What you are asked to do: Report the count of lines below in which the string "draw" occurs; include nothing else.

______

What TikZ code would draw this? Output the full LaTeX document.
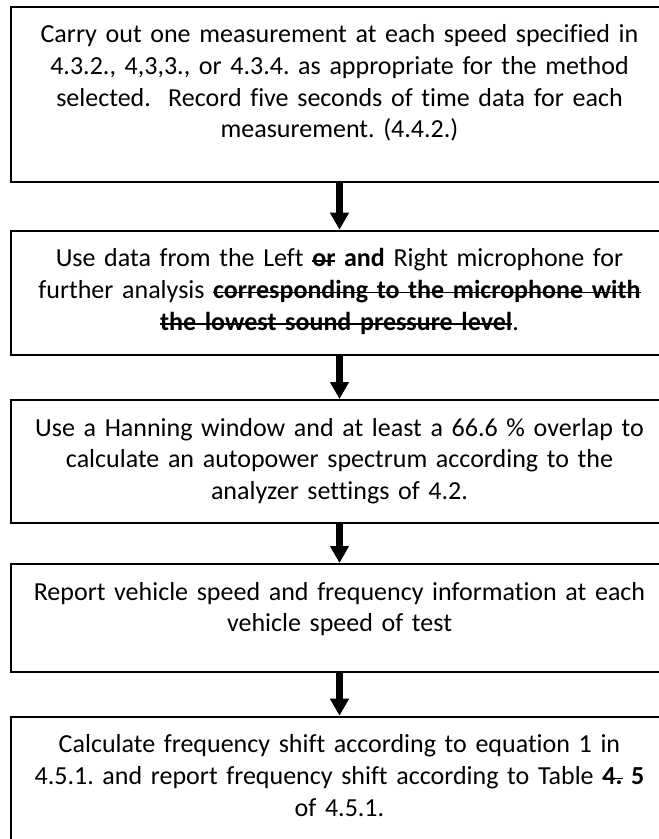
\documentclass[tikz,border=0pt]{standalone}
\usepackage{fontspec}
\setmainfont{Carlito}[Ligatures=NoCommon]
\usetikzlibrary{positioning,arrows.meta}
\frenchspacing

%struck-through words
\newsavebox{\struckbox}
\newcommand{\struck}[1]{\leavevmode\sbox{\struckbox}{#1}\rlap{\rule[0.2em]{\wd\struckbox}{1.8pt}}\usebox{\struckbox}}

\begin{document}
\begin{tikzpicture}[x=1pt,y=1pt,
  stepbox/.style={draw,line width=2pt,minimum width=657pt,inner sep=0pt},
  steptext/.style={inner sep=0pt,text width=680pt,align=center,font=\fontsize{26pt}{31.7pt}\selectfont},
  steparrow/.style={line width=7pt,-{Triangle[width=18pt,length=17pt]}}]

\useasboundingbox (0,0) rectangle (659,-839);
\clip (0,0) rectangle (659,-839);

%draw the five boxes, one under the other
\node[stepbox,minimum height=175pt] (s1) at (339.5,-94.2) {};
\node[stepbox,minimum height=124.3pt] (s2) at (339.5,-292.85) {};
\node[stepbox,minimum height=122.7pt] (s3) at (339.5,-461.35) {};
\node[stepbox,minimum height=108pt] (s4) at (339.5,-618) {};
\node[stepbox,minimum height=138pt] (s5) at (339.5,-785.7) {};

%text of each box, hung from the top edge
\node[steptext,below=14.8pt of s1.north] (t1) {\strut Carry out one measurement at each speed specified in\\
4.3.2., 4,3,3., or 4.3.4. as appropriate for the method\\
selected.\ \ Record five seconds of time data for each\\
measurement. (4.4.2.)};
\node[steptext,below=14.8pt of s2.north] (t2) {\strut Use data from the Left \textbf{\struck{or} and} Right microphone for\\
further analysis \textbf{\struck{corresponding to the microphone with}}\\
\textbf{\struck{the lowest sound pressure level}}.};
\node[steptext,below=14.8pt of s3.north] (t3) {\strut Use a Hanning window and at least a 66.6 \% overlap to\\
calculate an autopower spectrum according to the\\
analyzer settings of 4.2.};
\node[steptext,below=14.8pt of s4.north] (t4) {\strut Report vehicle speed and frequency information at each\\
vehicle speed of test};
\node[steptext,below=14.8pt of s5.north] (t5) {\strut Calculate frequency shift according to equation 1 in\\
4.5.1. and report frequency shift according to Table \textbf{\struck{4.} 5}\\
of 4.5.1.};

%arrows between the boxes
\draw[steparrow] (s1) -- (s2);
\draw[steparrow] (s2) -- (s3);
\draw[steparrow] (s3) -- (s4);
\draw[steparrow] (s4) -- (s5);

\end{tikzpicture}
\end{document}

______

Result below: 7